Odopod
“When we started Odopod we wanted to create a company with the ideas and resources to execute big and the metabolism and culture to behave small,” said Founder and Creative Director Tim Barber. “So when it came to naming the company we combined two pieces that got at this big/small idea. Odo — this was Godzilla’s island, the island where he had been a legend for generations and where he first came ashore. We loved the bigness and total domination of Godzilla. And Pod [because] at the same time we liked that we were a compact team that grew ideas, like a pod — the compact, protective enclosure of a seed. For the record, Steve Jobs stole our thunder a year later when the iPod launched.”
Zaaz
“We wanted a name that wasn’t an acronym or the founders’ names,” said Shane Atchison, founder and CEO of Zaaz. “So we came up with Zaaz, mainly because it was short, succinct, available. Also it’s a palindrome. We define it as something new, because that’s something we aspire to do every day.
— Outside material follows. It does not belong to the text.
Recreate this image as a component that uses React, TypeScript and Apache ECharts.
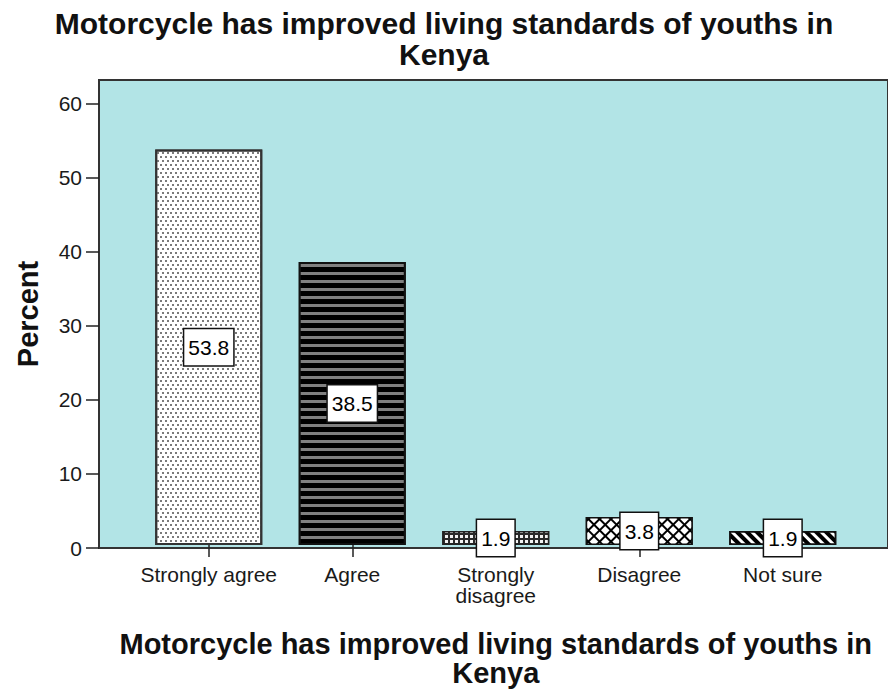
import React, { useEffect, useRef } from "react";
import * as echarts from "echarts";

const categories = ["Strongly agree", "Agree", "Strongly\ndisagree", "Disagree", "Not sure"];
const percents = [53.8, 38.5, 1.9, 3.8, 1.9];
const yTickValues = [0, 10, 20, 30, 40, 50, 60];
const titleLines = ["Motorcycle has improved living standards of youths in", "Kenya"];
const xName = "Motorcycle has improved living standards of youths in\nKenya";
const yName = "Percent";

const FONT = "'Liberation Sans', Arial, sans-serif";
const Y_MAX = 63.24;

const barStyles = [
  {
    color: "#ffffff",
    borderColor: "#333333",
    borderWidth: 2,
    decal: {
      symbol: "rect",
      symbolSize: 1,
      color: "#7a7a7a",
      dashArrayX: [[1.5, 2.5], [0, 2, 1.5, 0.5]],
      dashArrayY: [2, 2],
    },
  },
  {
    color: "#000000",
    borderColor: "#111111",
    borderWidth: 2,
    decal: {
      symbol: "rect",
      symbolSize: 1,
      color: "#808080",
      dashArrayX: [[1, 0]],
      dashArrayY: [3, 5],
    },
  },
  {
    color: "#2a2a2a",
    borderColor: "#222222",
    borderWidth: 1.5,
    decal: {
      symbol: "rect",
      symbolSize: 1,
      color: "#f2f2f2",
      dashArrayX: [[2.5, 1.5]],
      dashArrayY: [2.5, 1.5],
    },
  },
  {
    color: "#000000",
    borderColor: "#111111",
    borderWidth: 1.5,
    decal: {
      symbol: "rect",
      symbolSize: 1,
      color: "#ffffff",
      dashArrayX: [[6, 2]],
      dashArrayY: [6, 2],
      rotation: Math.PI / 4,
    },
  },
  {
    color: "#ffffff",
    borderColor: "#111111",
    borderWidth: 1.5,
    decal: {
      symbol: "rect",
      symbolSize: 1,
      color: "#000000",
      dashArrayX: [[1, 0]],
      dashArrayY: [4, 2.5],
      rotation: Math.PI / 4,
    },
  },
];

const titleTextStyle = {
  fontFamily: FONT,
  fontSize: 30,
  fontWeight: "bold",
  color: "#111111",
  lineHeight: 30,
};

export default function App() {
  const ref = useRef<HTMLDivElement>(null);

  useEffect(() => {
    if (!ref.current) return;
    const chart = echarts.init(ref.current, undefined, { renderer: "svg" });
    chart.setOption({
      animation: false,
      backgroundColor: "#ffffff",
      title: titleLines.map((t, i) => ({
        text: t,
        left: "center",
        top: 8 + i * 31,
        padding: 0,
        textStyle: titleTextStyle,
      })),
      grid: [
        {
          left: 99,
          top: 80,
          width: 793,
          height: 468,
          show: true,
          backgroundColor: "#b2e4e6",
          borderColor: "#333333",
          borderWidth: 2,
        },
        {
          left: 137,
          top: 80,
          width: 717.5,
          height: 468,
        },
      ],
      xAxis: [
        { type: "value", gridIndex: 0, show: false, min: 0, max: 1 },
        {
          type: "category",
          gridIndex: 1,
          data: categories,
          axisLine: { show: false },
          axisTick: {
            show: true,
            alignWithLabel: true,
            length: 12,
            lineStyle: { color: "#222222", width: 1.5 },
          },
          axisLabel: {
            fontFamily: FONT,
            fontSize: 21,
            lineHeight: 21,
            color: "#1a1a1a",
            margin: 19,
            interval: 0,
          },
          name: xName,
          nameLocation: "middle",
          nameGap: 84,
          nameTextStyle: {
            fontFamily: FONT,
            fontSize: 29,
            fontWeight: "bold",
            color: "#111111",
            lineHeight: 29,
          },
        },
      ],
      yAxis: [
        {
          type: "value",
          gridIndex: 0,
          min: 0,
          max: Y_MAX,
          interval: 10,
          splitLine: { show: false },
          axisLine: { show: true, lineStyle: { color: "#333333", width: 2 } },
          axisTick: {
            show: true,
            length: 13,
            customValues: yTickValues,
            lineStyle: { color: "#222222", width: 1.5 },
          },
          axisLabel: {
            customValues: yTickValues,
            fontFamily: FONT,
            fontSize: 21,
            color: "#1a1a1a",
            margin: 17,
          },
          name: yName,
          nameLocation: "middle",
          nameRotate: 90,
          nameGap: 57,
          nameTextStyle: {
            fontFamily: FONT,
            fontSize: 29,
            fontWeight: "bold",
            color: "#111111",
          },
        },
        { type: "value", gridIndex: 1, show: false, min: 0, max: Y_MAX },
      ],
      series: [
        {
          type: "bar",
          xAxisIndex: 1,
          yAxisIndex: 1,
          barCategoryGap: "25.4%",
          data: percents.map((v, i) => ({ value: v, itemStyle: barStyles[i] })),
          label: {
            show: true,
            position: "inside",
            formatter: (p: any) => Number(p.value).toFixed(1),
            fontFamily: FONT,
            fontSize: 21,
            lineHeight: 24,
            color: "#000000",
            backgroundColor: "#ffffff",
            borderColor: "#111111",
            borderWidth: 1.5,
            padding: [6, 4],
          },
        },
      ],
    });
    return () => chart.dispose();
  }, []);

  return (
    <div
      ref={ref}
      style={{ position: "fixed", left: 0, top: 0, width: 888, height: 692 }}
    />
  );
}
There’s no secret meaning behind it, just a made up word.”
+Castro
“We wanted a short, Latin, memorable and, most of all, uncomfortable name,” said Nicolas Pimentel of +Castro, the Buenos Aires shop he founded last year that is already working for Nike and Lay’s potato chips. “The most important thing you have to do if you want to innovate is to be willing to leave the comfort zone constantly. What one thing can constantly remind you of this? The name of your own agency. In a capitalist world, everyone tends to relate the word “Castro” to Fidel. Such a controversial person is a bit uncomfortable.”